• **DATA SEGMENT**:

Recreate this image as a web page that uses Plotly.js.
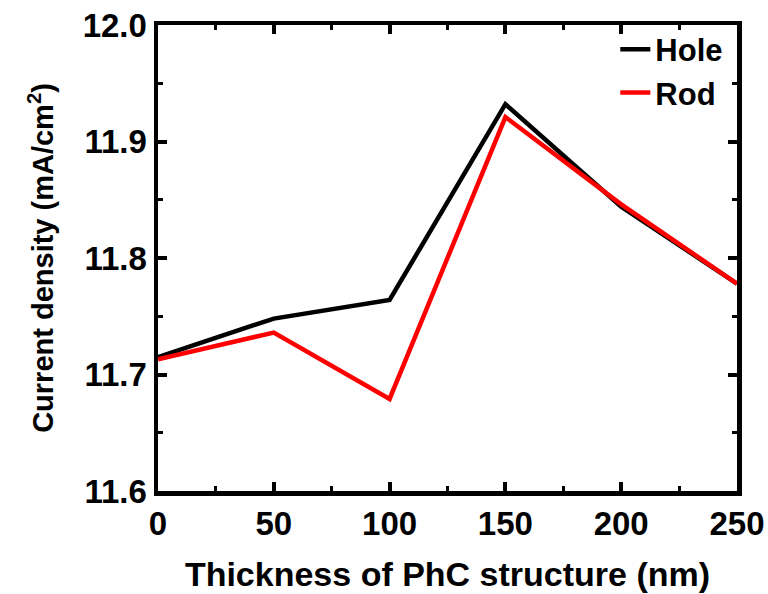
<!DOCTYPE html>
<html>
<head>
<meta charset="utf-8">
<script src="https://cdn.plot.ly/plotly-3.0.1.min.js"></script>
<style>html,body{margin:0;padding:0;background:#fff;}#chart{width:768px;height:594px;}</style>
</head>
<body>
<div id="chart"></div>
<script>
const thickness = [0, 50, 100, 150, 200, 250];
const holeValues = [11.715, 11.748, 11.764, 11.932, 11.844, 11.778];
const rodValues = [11.713, 11.736, 11.679, 11.921, 11.846, 11.778];
const xTicks = [0, 50, 100, 150, 200, 250];
const yTicks = [11.6, 11.7, 11.8, 11.9, 12.0];
const yTickText = ['11.6', '11.7', '11.8', '11.9', '12.0'];

const fontFam = 'Liberation Sans, Arial, sans-serif';
const traces = [
  {x: thickness, y: holeValues, name: 'Hole', mode: 'lines', line: {color: '#000000', width: 4.5}},
  {x: thickness, y: rodValues, name: 'Rod', mode: 'lines', line: {color: '#ff0000', width: 4.5}}
];
const axisCommon = {
  showline: true, linecolor: '#000', linewidth: 4.5, mirror: 'ticks',
  ticks: 'inside', ticklen: 9, tickwidth: 4, tickcolor: '#000',
  showgrid: false, zeroline: false,
  tickfont: {family: fontFam, size: 33, color: '#000', weight: 700}
};
const layout = {
  width: 768, height: 594,
  margin: {l: 158, r: 31, t: 25, b: 103},
  paper_bgcolor: '#fff', plot_bgcolor: '#fff',
  showlegend: true,
  legend: {x: 0.985, y: 1.005, xanchor: 'right', yanchor: 'top', bgcolor: 'rgba(0,0,0,0)',
           font: {family: fontFam, size: 31, color: '#000', weight: 700}, tracegroupgap: 0},
  xaxis: Object.assign({}, axisCommon, {
    range: [0, 250], tickvals: xTicks, ticktext: xTicks.map(String),
    minor: {ticks: 'inside', ticklen: 5, tickwidth: 3, tickcolor: '#000', dtick: 25, showgrid: false},
    title: {text: 'Thickness of PhC structure (nm)', standoff: 22,
            font: {family: fontFam, size: 34, color: '#000', weight: 700}}
  }),
  yaxis: Object.assign({}, axisCommon, {
    range: [11.6, 12.0], tickvals: yTicks, ticktext: yTickText,
    minor: {ticks: 'inside', ticklen: 5, tickwidth: 3, tickcolor: '#000', dtick: 0.05, showgrid: false},
    title: {text: 'Current density (mA/cm<sup>2</sup>)', standoff: 22,
            font: {family: fontFam, size: 29, color: '#000', weight: 700}}
  })
};
Plotly.newPlot('chart', traces, layout, {displayModeBar: false, staticPlot: true});
</script>
</body>
</html>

• **BRIEF**: Please set down each line of the data above exactly as written, without the pictures.

• **ANSWER TO THE PROBLEM**:
Recreate this image as a web page that uses Plotly.js.
<!DOCTYPE html>
<html>
<head>
<meta charset="utf-8">
<script src="https://cdn.plot.ly/plotly-3.0.1.min.js"></script>
<style>html,body{margin:0;padding:0;background:#fff;}#chart{width:768px;height:594px;}</style>
</head>
<body>
<div id="chart"></div>
<script>
const thickness = [0, 50, 100, 150, 200, 250];
const holeValues = [11.715, 11.748, 11.764, 11.932, 11.844, 11.778];
const rodValues = [11.713, 11.736, 11.679, 11.921, 11.846, 11.778];
const xTicks = [0, 50, 100, 150, 200, 250];
const yTicks = [11.6, 11.7, 11.8, 11.9, 12.0];
const yTickText = ['11.6', '11.7', '11.8', '11.9', '12.0'];

const fontFam = 'Liberation Sans, Arial, sans-serif';
const traces = [
  {x: thickness, y: holeValues, name: 'Hole', mode: 'lines', line: {color: '#000000', width: 4.5}},
  {x: thickness, y: rodValues, name: 'Rod', mode: 'lines', line: {color: '#ff0000', width: 4.5}}
];
const axisCommon = {
  showline: true, linecolor: '#000', linewidth: 4.5, mirror: 'ticks',
  ticks: 'inside', ticklen: 9, tickwidth: 4, tickcolor: '#000',
  showgrid: false, zeroline: false,
  tickfont: {family: fontFam, size: 33, color: '#000', weight: 700}
};
const layout = {
  width: 768, height: 594,
  margin: {l: 158, r: 31, t: 25, b: 103},
  paper_bgcolor: '#fff', plot_bgcolor: '#fff',
  showlegend: true,
  legend: {x: 0.985, y: 1.005, xanchor: 'right', yanchor: 'top', bgcolor: 'rgba(0,0,0,0)',
           font: {family: fontFam, size: 31, color: '#000', weight: 700}, tracegroupgap: 0},
  xaxis: Object.assign({}, axisCommon, {
    range: [0, 250], tickvals: xTicks, ticktext: xTicks.map(String),
    minor: {ticks: 'inside', ticklen: 5, tickwidth: 3, tickcolor: '#000', dtick: 25, showgrid: false},
    title: {text: 'Thickness of PhC structure (nm)', standoff: 22,
            font: {family: fontFam, size: 34, color: '#000', weight: 700}}
  }),
  yaxis: Object.assign({}, axisCommon, {
    range: [11.6, 12.0], tickvals: yTicks, ticktext: yTickText,
    minor: {ticks: 'inside', ticklen: 5, tickwidth: 3, tickcolor: '#000', dtick: 0.05, showgrid: false},
    title: {text: 'Current density (mA/cm<sup>2</sup>)', standoff: 22,
            font: {family: fontFam, size: 29, color: '#000', weight: 700}}
  })
};
Plotly.newPlot('chart', traces, layout, {displayModeBar: false, staticPlot: true});
</script>
</body>
</html>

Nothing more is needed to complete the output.